Bunun üzerine adamcağız hayretler içinde tekrar o Allah dostunun huzuruna varıp: “–Efendi Hazretleri! Emrinizi harfiyyen uygulayarak gelirimi kademe kademe azalttım. Fakat bu işteki sırrı idrâk edemedim. Zira ben daha evvel on altınla geçinemezken, şimdi altı altınla çok huzurlu ve bereketli bir hayat yaşıyorum? Bu nasıl oluyor?” diye şaşkınlıkla sormuş. O yaşlı Hak dostu ise işin hakikatini şöyle açıklamış: “–Evlâdım, yaptığın işin karşılığı altı altınlıktı. Sen ise yedi altın almak sûretiyle kazancına haram karıştırıyordun. Bu sebeple de malının bereketi kayboluyordu. Şimdi ise helal kazandığın için helal kazancın bereketini görüyorsun.” *** ***İbrahim Ethem ve Fırıncı İbrahim Ethem tacı tahtı terk ediyor.
Seneler sonra seyr-ü sülûkünü tamamladıktan sonra Belh şehrine tekrar geliyor. Kendi yaptırdığı camide yatsı namazı kılıyor. Dışarıda sulu kar, yağmur, soğuk… “Şurada kıvrılayım da sabah olunca giderim” diye düşünüyor. Kayyum geliyor, camide saklandığı yerden buluyor, çıkarıyor. “Ne yapıyorsun” diyor. “Müsaade et, şurada yatayım. Sabah namazından sonra Belh’e gireceğim” diyor. Kayyum bacağından tutuyor onu “İbrahim Ethem, senin gibi çulsuzlar için yaptırmadı bu camiyi” diyor ve bacağından sürükleye sürükleye, kafasını merdivenlere vura vura atıyor onu dışarıya. İbrahim Ethem “Ben bu camiyi yaptırdım” diyemiyor. Çaresiz, şehre gidiyor.
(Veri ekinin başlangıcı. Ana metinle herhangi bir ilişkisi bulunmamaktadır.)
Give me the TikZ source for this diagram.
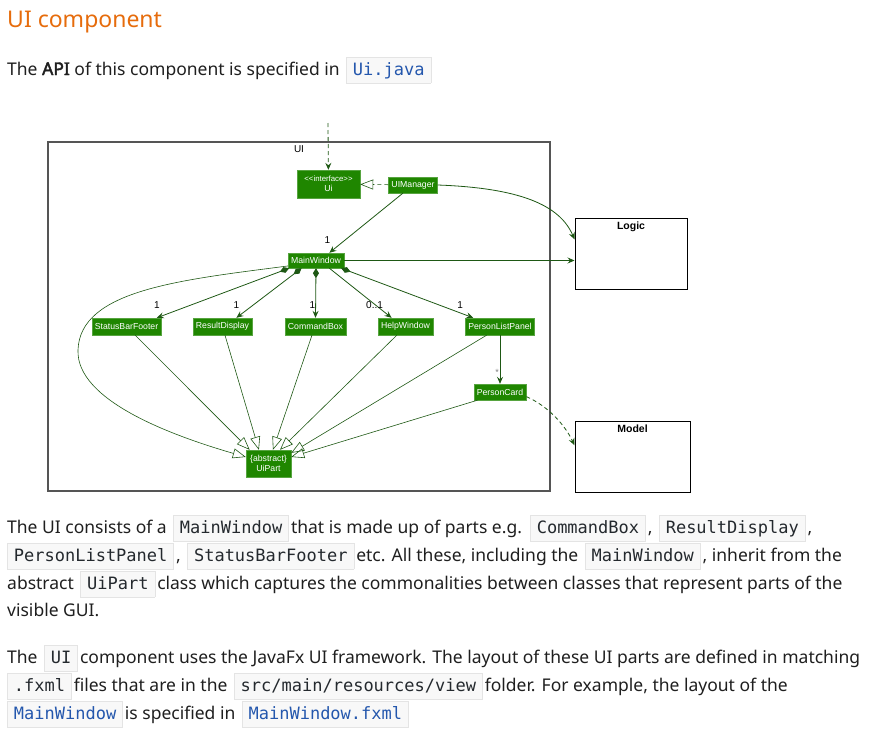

Her taraf kapalı, sadece bir yer açık. Bir fırın. Kapıyı çalıyor ve sabaha kadar oturma müsaadesi istiyor. Orada çalışan işçi, “Geç otur” diyor. Aradan bir-iki saat geçiyor. Sabah ezanı okunmaya başlıyor. Okunduktan sonra işçi dönüyor “Hoşgeldiniz, nereden gelip nereye gidiyorsunuz, isminiz ne” diyor. İbrahim Ethem de “Ben iki saattir burada oturuyorum, şimdi mi geldi aklına sormak” diyor. Fırıncı diyor ki: “Ben bu fırında işçiyim. İki çocuğum var, iki de yetime bakıyorum. Ben onlara şimdiye kadar haram lokma yedirmedim. Senin geldiğin vakit benim mesai saatim dahilindeydi.
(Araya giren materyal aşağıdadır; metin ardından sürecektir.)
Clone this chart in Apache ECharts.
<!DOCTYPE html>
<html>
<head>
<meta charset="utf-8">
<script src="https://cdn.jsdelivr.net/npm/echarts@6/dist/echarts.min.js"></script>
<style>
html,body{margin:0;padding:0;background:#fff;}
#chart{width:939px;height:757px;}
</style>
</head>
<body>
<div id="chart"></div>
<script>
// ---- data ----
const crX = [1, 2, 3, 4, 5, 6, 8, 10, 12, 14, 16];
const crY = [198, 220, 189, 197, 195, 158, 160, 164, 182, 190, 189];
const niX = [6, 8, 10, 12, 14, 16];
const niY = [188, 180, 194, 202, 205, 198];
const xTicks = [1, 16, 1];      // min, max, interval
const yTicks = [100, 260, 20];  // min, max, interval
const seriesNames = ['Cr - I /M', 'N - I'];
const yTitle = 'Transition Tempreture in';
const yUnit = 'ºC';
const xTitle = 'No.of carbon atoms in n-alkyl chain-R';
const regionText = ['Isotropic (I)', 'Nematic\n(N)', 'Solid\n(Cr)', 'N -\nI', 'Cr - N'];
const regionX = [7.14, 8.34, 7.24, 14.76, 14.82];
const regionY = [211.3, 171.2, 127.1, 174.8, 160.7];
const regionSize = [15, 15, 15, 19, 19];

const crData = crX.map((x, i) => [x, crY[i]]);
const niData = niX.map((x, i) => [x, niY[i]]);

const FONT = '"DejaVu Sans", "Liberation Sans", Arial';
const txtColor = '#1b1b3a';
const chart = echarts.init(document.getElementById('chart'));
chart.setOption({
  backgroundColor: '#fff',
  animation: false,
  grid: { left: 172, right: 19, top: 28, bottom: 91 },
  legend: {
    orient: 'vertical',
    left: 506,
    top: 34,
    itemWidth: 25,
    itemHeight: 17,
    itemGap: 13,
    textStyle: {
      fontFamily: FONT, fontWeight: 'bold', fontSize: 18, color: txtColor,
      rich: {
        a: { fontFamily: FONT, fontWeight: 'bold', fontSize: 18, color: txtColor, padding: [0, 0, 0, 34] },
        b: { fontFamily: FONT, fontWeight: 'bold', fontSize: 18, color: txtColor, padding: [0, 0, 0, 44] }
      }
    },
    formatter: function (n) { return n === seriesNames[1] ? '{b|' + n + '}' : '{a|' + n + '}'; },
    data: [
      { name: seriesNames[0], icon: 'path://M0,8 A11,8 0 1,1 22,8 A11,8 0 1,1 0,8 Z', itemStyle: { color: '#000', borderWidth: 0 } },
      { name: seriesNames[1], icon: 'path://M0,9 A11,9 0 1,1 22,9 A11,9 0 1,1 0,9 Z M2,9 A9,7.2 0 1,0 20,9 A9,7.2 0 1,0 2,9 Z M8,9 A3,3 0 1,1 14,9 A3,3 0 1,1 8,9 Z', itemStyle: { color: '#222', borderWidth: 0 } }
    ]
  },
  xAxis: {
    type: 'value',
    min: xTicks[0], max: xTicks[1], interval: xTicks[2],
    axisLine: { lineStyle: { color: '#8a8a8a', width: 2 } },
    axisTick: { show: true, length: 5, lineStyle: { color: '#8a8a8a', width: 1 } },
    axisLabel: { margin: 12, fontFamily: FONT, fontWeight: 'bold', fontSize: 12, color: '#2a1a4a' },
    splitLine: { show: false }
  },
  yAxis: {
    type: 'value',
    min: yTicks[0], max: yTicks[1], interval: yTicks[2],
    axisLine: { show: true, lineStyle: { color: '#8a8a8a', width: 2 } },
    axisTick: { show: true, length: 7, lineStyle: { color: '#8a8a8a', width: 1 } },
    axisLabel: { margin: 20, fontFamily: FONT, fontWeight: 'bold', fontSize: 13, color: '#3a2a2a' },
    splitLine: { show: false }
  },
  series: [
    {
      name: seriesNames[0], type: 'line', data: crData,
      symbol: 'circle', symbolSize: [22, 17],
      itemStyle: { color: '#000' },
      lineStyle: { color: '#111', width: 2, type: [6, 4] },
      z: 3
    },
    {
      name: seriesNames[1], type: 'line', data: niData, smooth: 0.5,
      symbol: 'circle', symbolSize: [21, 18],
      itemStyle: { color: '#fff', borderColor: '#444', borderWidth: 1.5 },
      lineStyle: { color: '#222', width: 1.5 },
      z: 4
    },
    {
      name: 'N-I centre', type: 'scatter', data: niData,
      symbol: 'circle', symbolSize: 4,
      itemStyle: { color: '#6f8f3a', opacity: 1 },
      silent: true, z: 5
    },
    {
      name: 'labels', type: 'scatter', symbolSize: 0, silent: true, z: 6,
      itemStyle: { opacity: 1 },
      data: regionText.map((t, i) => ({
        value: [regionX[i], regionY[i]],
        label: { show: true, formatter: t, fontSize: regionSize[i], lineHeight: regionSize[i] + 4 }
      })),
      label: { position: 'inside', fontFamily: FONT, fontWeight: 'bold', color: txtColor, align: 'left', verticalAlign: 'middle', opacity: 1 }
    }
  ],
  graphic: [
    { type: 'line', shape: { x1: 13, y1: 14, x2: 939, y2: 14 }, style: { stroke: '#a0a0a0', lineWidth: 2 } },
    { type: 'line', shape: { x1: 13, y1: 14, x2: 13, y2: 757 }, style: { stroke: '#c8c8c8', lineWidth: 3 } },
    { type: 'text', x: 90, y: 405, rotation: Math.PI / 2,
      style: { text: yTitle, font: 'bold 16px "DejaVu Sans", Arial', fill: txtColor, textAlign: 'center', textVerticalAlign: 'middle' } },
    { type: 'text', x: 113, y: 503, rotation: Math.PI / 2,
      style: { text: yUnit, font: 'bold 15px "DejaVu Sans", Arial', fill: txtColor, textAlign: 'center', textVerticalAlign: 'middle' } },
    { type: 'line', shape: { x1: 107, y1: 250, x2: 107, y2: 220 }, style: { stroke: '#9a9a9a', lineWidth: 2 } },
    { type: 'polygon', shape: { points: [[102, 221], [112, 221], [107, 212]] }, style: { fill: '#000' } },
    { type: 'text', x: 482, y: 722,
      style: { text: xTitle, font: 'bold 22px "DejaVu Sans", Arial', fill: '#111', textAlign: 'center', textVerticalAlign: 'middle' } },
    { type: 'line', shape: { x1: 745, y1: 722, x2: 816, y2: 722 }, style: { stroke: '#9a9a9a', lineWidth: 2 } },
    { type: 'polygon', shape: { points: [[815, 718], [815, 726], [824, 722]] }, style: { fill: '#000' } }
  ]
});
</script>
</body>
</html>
Ezan okundu, mesaim bitti. Seninle istediğin kadar konuşabiliriz, şimdi kazancıma haram karışmaz.” İbrahim Ethem “Sen ne güzel adammışsın. Sen Allah’tan bir şey isteyip de olmadığı vaki oldu mu?” diye soruyor. “Ben Allah’tan ne istediysem verdi. Fakat Allah’tan bir şey istedim. Onu bana vermedi. Allah’a yalvardım, bana İbrahim Ethem’i göster diye, bana onu göstermedi” diyor. “O Allah, öyle bir Allah ki,” diyor İbrahim Ethem, “İbrahim Ethem’i bacağından sürükleye sürükleye, kafasına vura vura getirir sana gösterir ve senin gözünün önünde ruhunu teslim ettirir” diyor ve Allah diyerek ruhunu teslim ediyor. Rahmeti Sonsuz Rabb’imiz cümlemizi haramlardan korusun.Gecemiz ve cumamız mübarek olsun.